Beirut, August 4, 2020. A devastating explosion in the port of the Lebanese capital killed at least 220 people and injured 6,500. An estimated 300,000 people lost their homes. One year after the blast, many houses have been rebuilt, but the crisis is far from over. Samer Al Jamal (27), the coordinator of the emergency response by the Dutch Relief Alliance, shares his story.
“I am from Achrafieh, the part of Beirut near the port that was destroyed by the ammonium nitrate blast on August 4, 2020. The sound of windows falling, of breaking glass in the streets, will be in my ears forever.
That night, we checked on our loved ones and went out. We tried to get wounded people into overburdened hospitals. The next morning, in the light of day, we saw the nightmare’s full extent. Part of our city was blown away. With other volunteers we went from place to place, cleaning and clearing rubble, checking on people, giving food. We didn’t know each other, yet we felt like friends.”
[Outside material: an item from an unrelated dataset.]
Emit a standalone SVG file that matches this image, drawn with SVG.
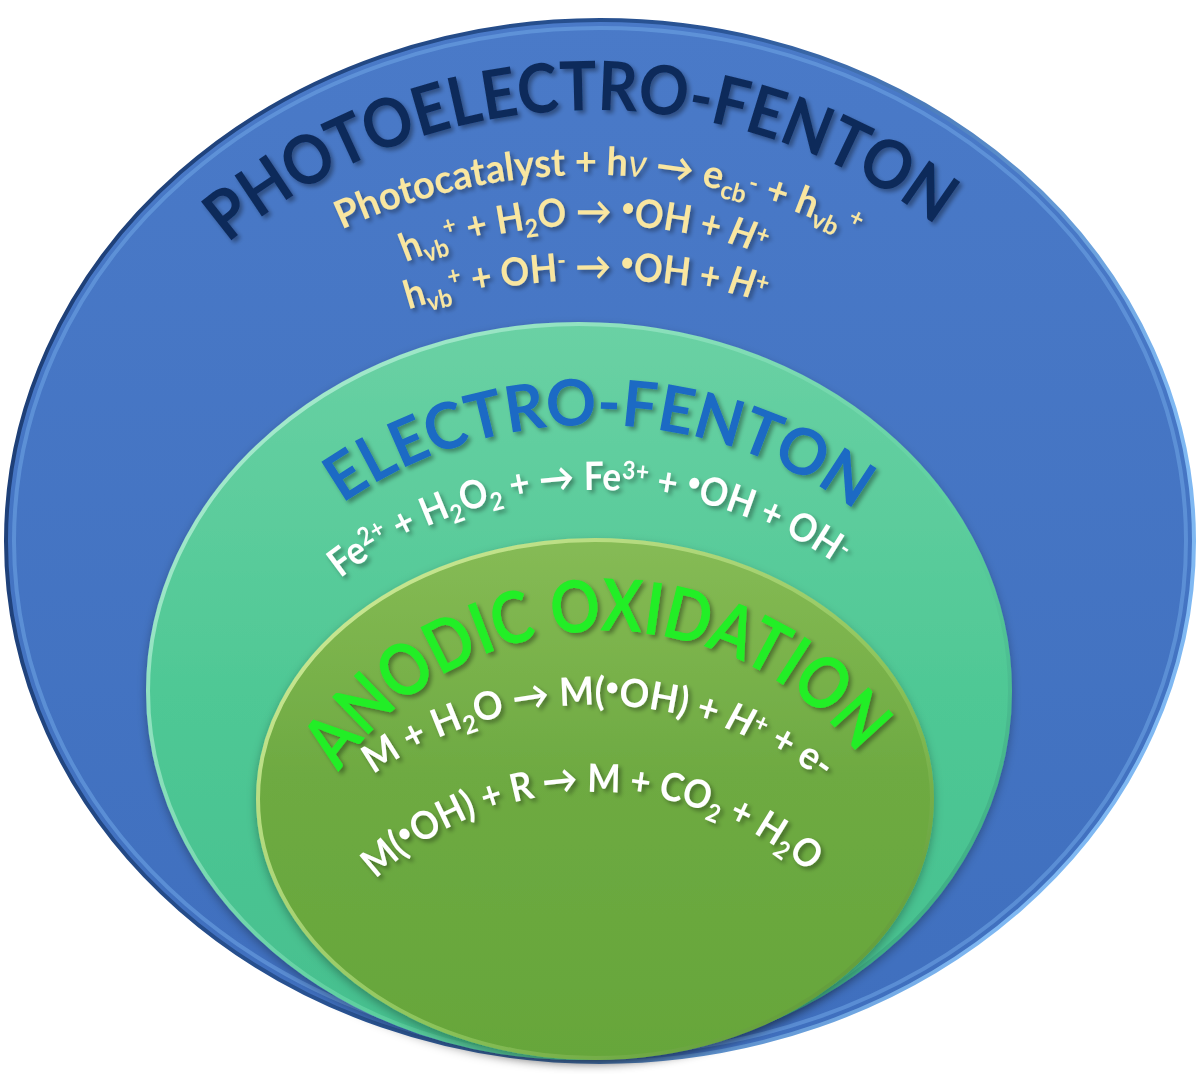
<svg xmlns="http://www.w3.org/2000/svg" xmlns:xlink="http://www.w3.org/1999/xlink" width="1200" height="1079" viewBox="0 0 1200 1079">
<defs>
<style>
.t{font-family:Lato,"Liberation Sans","DejaVu Sans",sans-serif;font-weight:bold;}
.title1{fill:#0e2a5a;font-size:68px;}
.yel{fill:#f9e6a0;font-size:39px;}
.title2{fill:#1a6ac4;font-size:64px;}
.wht{fill:#ffffff;font-size:39px;}
.title3{fill:#22ee26;font-size:72px;}
.sm{font-size:25px;}
</style>
<filter id="sh" x="-10%" y="-10%" width="120%" height="130%">
<feDropShadow dx="3" dy="3" stdDeviation="2" flood-color="#000" flood-opacity="0.35"/>
</filter>
<filter id="esh" x="-5%" y="-5%" width="110%" height="115%">
<feDropShadow dx="0" dy="4" stdDeviation="5" flood-color="#000" flood-opacity="0.3"/>
</filter>
<linearGradient id="gBlue" x1="0" y1="0" x2="0" y2="1">
<stop offset="0" stop-color="#4a7ac8"/>
<stop offset="1" stop-color="#3f6fbe"/>
</linearGradient>
<linearGradient id="gBlueRim" x1="0" y1="0" x2="1" y2="0.3">
<stop offset="0" stop-color="#1b3a70"/>
<stop offset="0.55" stop-color="#2a5596"/>
<stop offset="1" stop-color="#7fb8f2"/>
</linearGradient>
<linearGradient id="gTeal" x1="0" y1="0" x2="0" y2="1">
<stop offset="0" stop-color="#6ad1a4"/>
<stop offset="0.5" stop-color="#4fc895"/>
<stop offset="1" stop-color="#45bf8e"/>
</linearGradient>
<linearGradient id="gTealRim" x1="0" y1="0" x2="1" y2="1">
<stop offset="0" stop-color="#b8f0d8"/>
<stop offset="0.6" stop-color="#5ccf9e"/>
<stop offset="1" stop-color="#2f9d78"/>
</linearGradient>
<linearGradient id="gGreen" x1="0" y1="0" x2="0" y2="1">
<stop offset="0" stop-color="#86bb55"/>
<stop offset="0.45" stop-color="#6eaa42"/>
<stop offset="1" stop-color="#66a63a"/>
</linearGradient>
<linearGradient id="gGreenRim" x1="0" y1="0" x2="1" y2="1">
<stop offset="0" stop-color="#d8f0a0"/>
<stop offset="0.6" stop-color="#8cc35a"/>
<stop offset="1" stop-color="#4e8a2c"/>
</linearGradient>
<path id="p-title1" d="M 26 677 A 567 567 0 0 1 1160 677"/>
<path id="p-l1" d="M -2 767 A 592 592 0 0 1 1182 767"/>
<path id="p-l2" d="M 95 725 A 500 500 0 0 1 1095 725"/>
<path id="p-l3" d="M -40 920 A 640 640 0 0 1 1240 920"/>
<path id="p-title2" d="M 152 867 A 442 442 0 0 1 1036 867"/>
<path id="p-fe" d="M 178 910 A 420 420 0 0 1 1018 910"/>
<path id="p-title3" d="M 284 952 A 321 321 0 0 1 926 952"/>
<path id="p-m1" d="M 209 1090 A 385 385 0 0 1 979 1090"/>
<path id="p-m2" d="M 274 1114 A 322 322 0 0 1 918 1114"/>
</defs>

<g id="node-photoelectro-fenton">
<ellipse cx="600" cy="541" rx="594" ry="521" fill="url(#gBlue)" stroke="url(#gBlueRim)" stroke-width="4"/>
<ellipse cx="600" cy="541" rx="586" ry="513" fill="none" stroke="#6fa6e6" stroke-width="4" opacity="0.55"/>
<text class="t title1" filter="url(#sh)"><textPath xlink:href="#p-title1" href="#p-title1" startOffset="49.2%" text-anchor="middle" textLength="765" lengthAdjust="spacingAndGlyphs">PHOTOELECTRO-FENTON</textPath></text>
<text class="t yel" filter="url(#sh)"><textPath xlink:href="#p-l1" href="#p-l1" startOffset="50.5%" text-anchor="middle" textLength="531" lengthAdjust="spacingAndGlyphs">Photocatalyst + h<tspan font-style="italic" font-weight="normal">ν</tspan> → e<tspan class="sm" baseline-shift="-8px">cb</tspan><tspan class="sm" baseline-shift="6px">-</tspan> + h<tspan class="sm" baseline-shift="-8px">vb</tspan><tspan class="sm" baseline-shift="10px"> +</tspan></textPath></text>
<text class="t yel" filter="url(#sh)"><textPath xlink:href="#p-l2" href="#p-l2" startOffset="49.3%" text-anchor="middle" textLength="366" lengthAdjust="spacingAndGlyphs">h<tspan class="sm" baseline-shift="-8px">vb</tspan><tspan class="sm" baseline-shift="12px">+</tspan> + H<tspan class="sm" baseline-shift="-8px">2</tspan>O → <tspan class="sm" baseline-shift="10px">•</tspan>OH + <tspan font-style="italic">H</tspan><tspan class="sm" baseline-shift="10px">+</tspan></textPath></text>
<text class="t yel" filter="url(#sh)"><textPath xlink:href="#p-l3" href="#p-l3" startOffset="49.3%" text-anchor="middle" textLength="361" lengthAdjust="spacingAndGlyphs">h<tspan class="sm" baseline-shift="-8px">vb</tspan><tspan class="sm" baseline-shift="12px">+</tspan> + OH<tspan class="sm" baseline-shift="12px">-</tspan> → <tspan class="sm" baseline-shift="10px">•</tspan>OH + <tspan font-style="italic">H</tspan><tspan class="sm" baseline-shift="10px">+</tspan></textPath></text>
</g>

<g id="node-electro-fenton">
<ellipse cx="579" cy="691" rx="431" ry="367" fill="url(#gTeal)" stroke="url(#gTealRim)" stroke-width="4" filter="url(#esh)"/>
<text class="t title2" filter="url(#sh)"><textPath xlink:href="#p-title2" href="#p-title2" startOffset="50.4%" text-anchor="middle" textLength="547" lengthAdjust="spacingAndGlyphs">ELECTRO-FENTON</textPath></text>
<text class="t wht" filter="url(#sh)"><textPath xlink:href="#p-fe" href="#p-fe" startOffset="49.2%" text-anchor="middle" textLength="534" lengthAdjust="spacingAndGlyphs">Fe<tspan class="sm" baseline-shift="12px">2+</tspan> + H<tspan class="sm" baseline-shift="-8px">2</tspan>O<tspan class="sm" baseline-shift="-8px">2</tspan> + → Fe<tspan class="sm" baseline-shift="12px">3+</tspan> + <tspan class="sm" baseline-shift="10px">•</tspan>OH + OH<tspan class="sm" baseline-shift="10px">-</tspan></textPath></text>
</g>

<g id="node-anodic-oxidation">
<ellipse cx="595" cy="799" rx="337" ry="259" fill="url(#gGreen)" stroke="url(#gGreenRim)" stroke-width="4" filter="url(#esh)"/>
<text class="t title3" filter="url(#sh)"><textPath xlink:href="#p-title3" href="#p-title3" startOffset="48.9%" text-anchor="middle" textLength="604" lengthAdjust="spacingAndGlyphs">ANODIC OXIDATION</textPath></text>
<text class="t wht" filter="url(#sh)"><textPath xlink:href="#p-m1" href="#p-m1" startOffset="50.4%" text-anchor="middle" textLength="480" lengthAdjust="spacingAndGlyphs">M + H<tspan class="sm" baseline-shift="-8px">2</tspan>O → M(<tspan class="sm" baseline-shift="10px">•</tspan>OH) + <tspan font-style="italic">H</tspan><tspan class="sm" baseline-shift="10px">+</tspan> + e-</textPath></text>
<text class="t wht" filter="url(#sh)"><textPath xlink:href="#p-m2" href="#p-m2" startOffset="49.5%" text-anchor="middle" textLength="475" lengthAdjust="spacingAndGlyphs">M(<tspan class="sm" baseline-shift="10px">•</tspan>OH) + R → M + CO<tspan class="sm" baseline-shift="-8px">2</tspan> + H<tspan class="sm" baseline-shift="-8px">2</tspan>O</textPath></text>
</g>

<g id="connectors"/>
</svg>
“For Beirut citizens my age, this was the first humanitarian crisis we experienced.”
I love my country and its people. Now was the time, despite the panic, the grief, and the fear, to do something for them. For Beirut citizens my age, this was the first humanitarian crisis we experienced. I had no background in humanitarian work. I used to have a commercial job, in export. My office was destroyed in the blast.
Doing voluntary work in the streets, I met these humanitarian professionals. It was a new world. We had never seen NGOs in our neighbourhood. Aid workers who were involved in the joint response of the Dutch Relief Alliance invited me to work with them. It changed my life. Now, I can do what I love doing most in these adverse times, which was reaching out to others. But on a much bigger scale.
Before the blast, COVID-19 infection rates were rising. After the blast, these rates went berserk. For humanitarians, lockdown restrictions were less severe. Meaning that we mostly went to people, from door to door. Thousands of doors. Mostly of people who were forgotten. Disabled and elderly people who could hardly move, surviving in dangerously damaged houses. The able-bodied and the young, busy as they are organizing their survival, sometimes forget those who are silent. We searched for them, and found them.
“Today, a year after the blast, we have rebuilt a lot of damaged buildings. Yet the crisis is even bigger. Different but bigger.”
Every person we gave food, soap, essential sanitation and infection prevention items, shared what they received with other families. I remember this 90-year-old lady. Her name was Adibe. Like the others, we had given her rice, beans, salt, cheese, tuna, sugar, and other things. She insisted that we kept the oil for ourselves because it was so expensive. Surely, we, or our parents, could do with some oil as well? It was incredibly moving to see this solidarity. Of course, we didn’t accept the offer.
Today, a year after the blast, we have rebuilt a lot of damaged buildings. Yet the crisis is even bigger. Different but bigger. Houses might have been rebuilt, but the poverty has sharply increased. The price of oil, for example, went from 6.000 to 50.000 Lebanese Pounds per litre. The blast has made the poor even poorer.
When I say ‘we have rebuilt Beirut’ I mean we, the young. The young generation was there to respond and to rebuild our city. During the crisis, we haven’t seen anyone from the government in the streets from Achrafieh. Only the young from Beirut and the international aid workers. We felt abandoned by our own elected leaders. We will respond again if needed. But we shouldn’t. This should be the responsibility of our government. We can only hope to see new faces. Honest and incorruptible.”
The Dutch Relief Alliance
The Dutch Relief Alliance is a coalition of 14 Dutch aid organisations in partnership with the Dutch Ministry of Foreign Affairs. The DRA members collaborate in humanitarian interventions – delivering greater impact than members operating independently.